SEC Standards Accelerate Growth

The SEC’s generic listing rules allow certain crypto ETFs to launch without individual exemptions, speeding product approvals. Funds for Solana, Litecoin ($83), and Hedera (HBAR) followed quickly. The standards rely on surveillance agreements and market volume data to detect manipulation and are expected to expand, opening the door for additional ETFs.

Operational and Index Innovations

The rapid product rollout has driven internal innovations. Auditors handle quarterly reporting and tax events from forks or protocol changes. Swap desks provide leverage, staking yield, and synthetic exposure without holding tokens directly. In-kind transactions help ETFs closely track underlying assets.

Index ETFs are also gaining traction, offering diversified exposure and automatic rebalancing under the 40 Act framework, which enables active management and tax efficiency—advantages over grantor trusts.

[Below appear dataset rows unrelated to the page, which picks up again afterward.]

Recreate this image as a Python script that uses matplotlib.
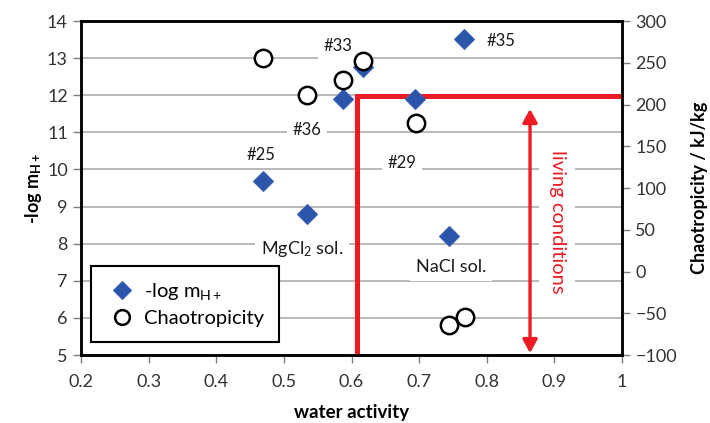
import matplotlib
matplotlib.use("Agg")
import matplotlib.pyplot as plt

plt.rcParams['font.family'] = ['Lato', 'DejaVu Sans']
plt.rcParams['mathtext.fontset'] = 'custom'
plt.rcParams['mathtext.rm'] = 'Lato'
plt.rcParams['mathtext.bf'] = 'Lato:bold'
plt.rcParams['mathtext.it'] = 'Lato:italic'

# --- data ---
aw_log = [0.469, 0.534, 0.587, 0.617, 0.694, 0.744, 0.766]
log_mH = [9.69, 8.80, 11.90, 12.76, 11.90, 8.21, 13.51]

aw_chao = [0.469, 0.534, 0.587, 0.617, 0.695, 0.744, 0.768]
chaotropicity = [256, 211, 229, 252, 178, -64, -54]

x_ticks = [0.2, 0.3, 0.4, 0.5, 0.6, 0.7, 0.8, 0.9, 1.0]
x_labels = ['0.2', '0.3', '0.4', '0.5', '0.6', '0.7', '0.8', '0.9', '1']
left_ticks = list(range(5, 15))
right_ticks = list(range(-100, 301, 50))

# living-condition limits
aw_min = 0.608
log_limit = 11.97

RED = '#ed1c24'
BLUE = '#2b55a8'
TICKC = '#333333'

fig = plt.figure(figsize=(7.10, 4.23), dpi=100)
ax = fig.add_axes([81 / 710, 1 - 355 / 423, 541 / 710, 334 / 423])

ax.set_xlim(0.2, 1.0)
ax.set_ylim(5, 14)
ax.set_xticks(x_ticks)
ax.set_xticklabels(x_labels)
ax.set_yticks(left_ticks)
ax.yaxis.grid(True, color='#a6a6a6', linewidth=1.1)
ax.set_axisbelow(True)
ax.tick_params(direction='out', length=6, width=1, colors='#7f7f7f',
               labelcolor=TICKC, labelsize=13)
ax.tick_params(axis='x', pad=8)
for s in ax.spines.values():
    s.set_linewidth(1.8)
    s.set_color('black')

# red boundary lines
ax.plot([aw_min, aw_min, 1.0], [5, log_limit, log_limit], color=RED,
        linewidth=3.6, solid_joinstyle='miter', solid_capstyle='butt', zorder=3)
ax.text(0.904, 8.58, 'living conditions', color=RED, fontsize=14.5,
        rotation=-90, ha='center', va='center',
        bbox=dict(fc='white', ec='none', pad=7), zorder=4)
ax.annotate('', xy=(0.864, 11.63), xytext=(0.864, 5.05),
            arrowprops=dict(arrowstyle='<|-|>,head_length=0.4,head_width=0.22',
                            color=RED, lw=2.4, mutation_scale=20,
                            shrinkA=0, shrinkB=0), zorder=5)

ax.plot(aw_log, log_mH, linestyle='none', marker='D', markersize=10.5,
        color=BLUE, markeredgecolor='#3a64b5', markeredgewidth=0.8,
        label='-log m$_{\\mathrm{H+}}$', zorder=5)

box = dict(fc='white', ec='none', pad=4)
labels = [('#33', 0.580, 13.33, 'center', 12), ('#36', 0.534, 11.05, 'center', 12),
          ('#25', 0.466, 10.39, 'center', 12), ('#35', 0.800, 13.46, 'left', 12),
          ('#29', 0.675, 10.17, 'center', 12),
          ('MgCl$_{\\mathrm{2}}$ sol.', 0.527, 7.86, 'center', 13),
          ('NaCl sol.', 0.747, 7.37, 'center', 13)]
for txt, x, y, ha, fs in labels:
    ax.text(x, y, txt, fontsize=fs, ha=ha, va='center', color='#1a1a1a',
            bbox=box, zorder=4)

ax.set_xlabel('water activity', fontsize=13.5, fontweight='bold', labelpad=10)
ax.set_ylabel('-log m$_{\\mathbf{H+}}$', fontsize=13, fontweight='bold', labelpad=2)

ax2 = ax.twinx()
ax2.set_ylim(-100, 300)
ax2.set_yticks(right_ticks)
ax2.tick_params(direction='out', length=6, width=1, colors='#7f7f7f',
                labelcolor=TICKC, labelsize=13)
for s in ax2.spines.values():
    s.set_linewidth(1.8)
    s.set_color('black')
ax2.plot(aw_chao, chaotropicity, linestyle='none', marker='o', markersize=12.5,
         markerfacecolor='white', markeredgecolor='black', markeredgewidth=1.8,
         label='Chaotropicity', zorder=5)
ax2.set_ylabel('Chaotropicity / kJ/kg', fontsize=13, fontweight='bold', labelpad=10)

h1, l1 = ax.get_legend_handles_labels()
h2, l2 = ax2.get_legend_handles_labels()
leg = ax2.legend(h1 + h2, l1 + l2, loc='lower left', bbox_to_anchor=(0.018, 0.039),
                 borderaxespad=0, fontsize=14.5, markerscale=0.85, fancybox=False,
                 framealpha=1, edgecolor='black', handletextpad=0.3,
                 handlelength=1.6, labelspacing=0.4, borderpad=0.75)
leg.get_frame().set_linewidth(1.5)

fig.savefig('out.png', dpi=100)
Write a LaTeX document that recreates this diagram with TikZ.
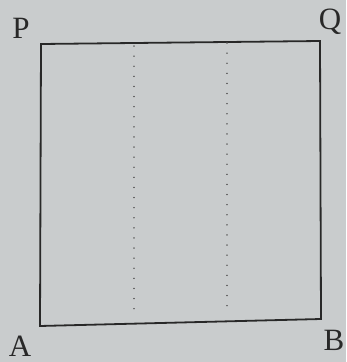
\documentclass[tikz,border=0pt]{standalone}
\usepackage{fontspec}
\setmainfont{Liberation Serif}
\definecolor{paper}{RGB}{201,204,205}
\definecolor{ink}{RGB}{40,40,40}
\tikzset{lbl/.style={text=ink,font=\fontsize{31}{36}\selectfont,inner sep=0pt},
 edge/.style={draw=ink,line width=1.8pt},
 dots/.style={draw=ink!75,line width=1.4pt,dash pattern=on 0.1pt off 10pt,line cap=round}}
\begin{document}
\begin{tikzpicture}[x=1pt,y=-1pt]
\fill[paper] (0,0) rectangle (346,362);
\useasboundingbox (0,0) rectangle (346,362);
\coordinate (P) at (41,44);
\coordinate (Q) at (320,41);
\coordinate (B) at (321,319);
\coordinate (A) at (40,326);
\draw[edge] (P) -- (Q) -- (B) -- (A) -- cycle;
\coordinate (d1t) at (134,46);
\coordinate (d1b) at (134,312);
\coordinate (d2t) at (227,43);
\coordinate (d2b) at (227,310);
\draw[dots] (d1t) -- (d1b);
\draw[dots] (d2t) -- (d2b);
\node[lbl] (lP) at (21,28) {P};
\node[lbl] (lQ) at (330,22) {Q};
\node[lbl] (lA) at (20,346) {A};
\node[lbl] (lB) at (334,340) {B};
\end{tikzpicture}
\end{document}
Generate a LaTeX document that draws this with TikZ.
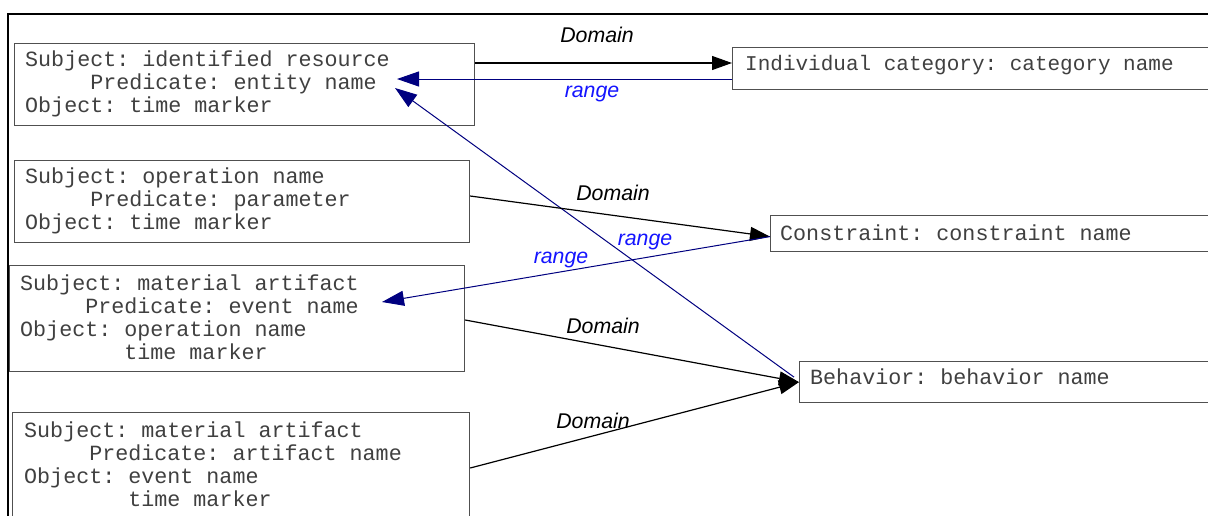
\documentclass[tikz,border=0pt]{standalone}
\usepackage{fontspec}
\setmainfont{Liberation Sans}
\setmonofont{Liberation Mono}
\usetikzlibrary{arrows.meta,calc}
\definecolor{navyline}{RGB}{0,0,128}
\definecolor{lblblue}{RGB}{20,20,255}
\definecolor{boxgray}{RGB}{80,80,80}
\begin{document}
\begin{tikzpicture}[x=1pt,y=-1pt,
  box/.style={draw=boxgray,line width=1.2pt,inner sep=0pt,anchor=north west},
  mono/.style={font=\ttfamily\fontsize{21.7}{23}\selectfont,inner sep=0pt,align=left,anchor=north west,text=black!75},
  monoone/.style={font=\ttfamily\fontsize{21.7}{23}\selectfont,inner sep=0pt,anchor=base west,text=black!75},
  lbl/.style={font=\itshape\fontsize{21.3}{24}\selectfont,inner sep=0pt,anchor=base},
  rlbl/.style={lbl,text=lblblue},
  dom/.style={draw=black,line width=1.2pt,-{Triangle[length=20pt,width=14pt]}},
  rng/.style={draw=navyline,line width=1pt,-{Triangle[length=22pt,width=15pt]}}
]
\useasboundingbox (0,0) rectangle (1208,515);
\clip (0,0) rectangle (1208,515);
\fill[white] (0,0) rectangle (1208,515);
% outer frame
\draw[line width=2.2pt] (8,560) -- (8,14) -- (1260,14);
% boxes
\node[box,minimum width=460pt,minimum height=82pt] (b1) at (14,43) {};
\node[box,minimum width=455pt,minimum height=82pt] (b2) at (14,160) {};
\node[box,minimum width=455pt,minimum height=106pt] (b3) at (9,265) {};
\node[box,minimum width=457pt,minimum height=150pt] (b4) at (12,412) {};
\node[box,minimum width=560pt,minimum height=42pt] (ind) at (732,47) {};
\node[box,minimum width=520pt,minimum height=36pt] (con) at (770,215) {};
\node[box,minimum width=490pt,minimum height=41pt] (beh) at (799,361) {};
% box texts
\node[mono] (t1) at (25,48) {\rule{0pt}{18pt}Subject: identified resource\\\phantom{xxxxx}Predicate: entity name\\Object: time marker};
\node[mono] (t2) at (25,165.5) {\rule{0pt}{18pt}Subject: operation name\\\phantom{xxxxx}Predicate: parameter\\Object: time marker};
\node[mono] (t3) at (20,272) {\rule{0pt}{18pt}Subject: material artifact\\\phantom{xxxxx}Predicate: event name\\Object: operation name\\\phantom{xxxxxxxx}time marker};
\node[mono] (t4) at (24,419) {\rule{0pt}{18pt}Subject: material artifact\\\phantom{xxxxx}Predicate: artifact name\\Object: event name\\\phantom{xxxxxxxx}time marker};
\node[monoone,font=\ttfamily\fontsize{21}{23}\selectfont] (tind) at (745,70) {Individual category: category name};
\node[monoone] (tcon) at (780,240) {Constraint: constraint name};
\node[monoone] (tbeh) at (810,384) {Behavior: behavior name};
% helper coordinates
\coordinate (y63) at (0,63);
\coordinate (p1) at (397,79);
\coordinate (p2) at (395,88);
\coordinate (y196) at (0,196);
\coordinate (p3) at (382,302);
\coordinate (y320) at (0,320);
\coordinate (y468) at (0,468);
% connectors
\draw[dom] (b1.east |- y63) -- (ind.west |- y63);
\draw[rng] (ind.west |- p1) -- (p1);
\draw[rng] ($(beh.west)+(-5,-5)$) -- (p2);
\draw[dom] (b2.east |- y196) -- ($(con.west)+(0,3)$);
\draw[rng] ($(con.west)+(0,3)$) -- (p3);
\draw[dom] (b3.east |- y320) -- (beh.west);
\draw[dom] (b4.east |- y468) -- (beh.west);
% labels
\node[lbl] (l1) at (597,42) {Domain};
\node[rlbl] (l2) at (592,97) {range};
\node[lbl] (l3) at (613,200) {Domain};
\node[rlbl] (l4) at (645,245) {range};
\node[rlbl] (l5) at (561,263) {range};
\node[lbl] (l6) at (603,333) {Domain};
\node[lbl] (l7) at (593,428) {Domain};
\end{tikzpicture}
\end{document}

Digital Asset Treasuries and Derivatives

Digital asset treasuries (DATs) offer leveraged token exposure but differ from ETFs in transparency and redemption mechanics. Futures and derivatives remain complex for retail investors, though increased CFTC oversight may expand adoption. ETFs remain the most accessible regulated path for most participants.

Conclusion

Crypto ETFs have moved beyond novelty. They now operate within robust regulatory, operational, and strategic frameworks, with the focus shifting from launching products to maintaining infrastructure capable of supporting a growing ecosystem of strategies, assets, and investors.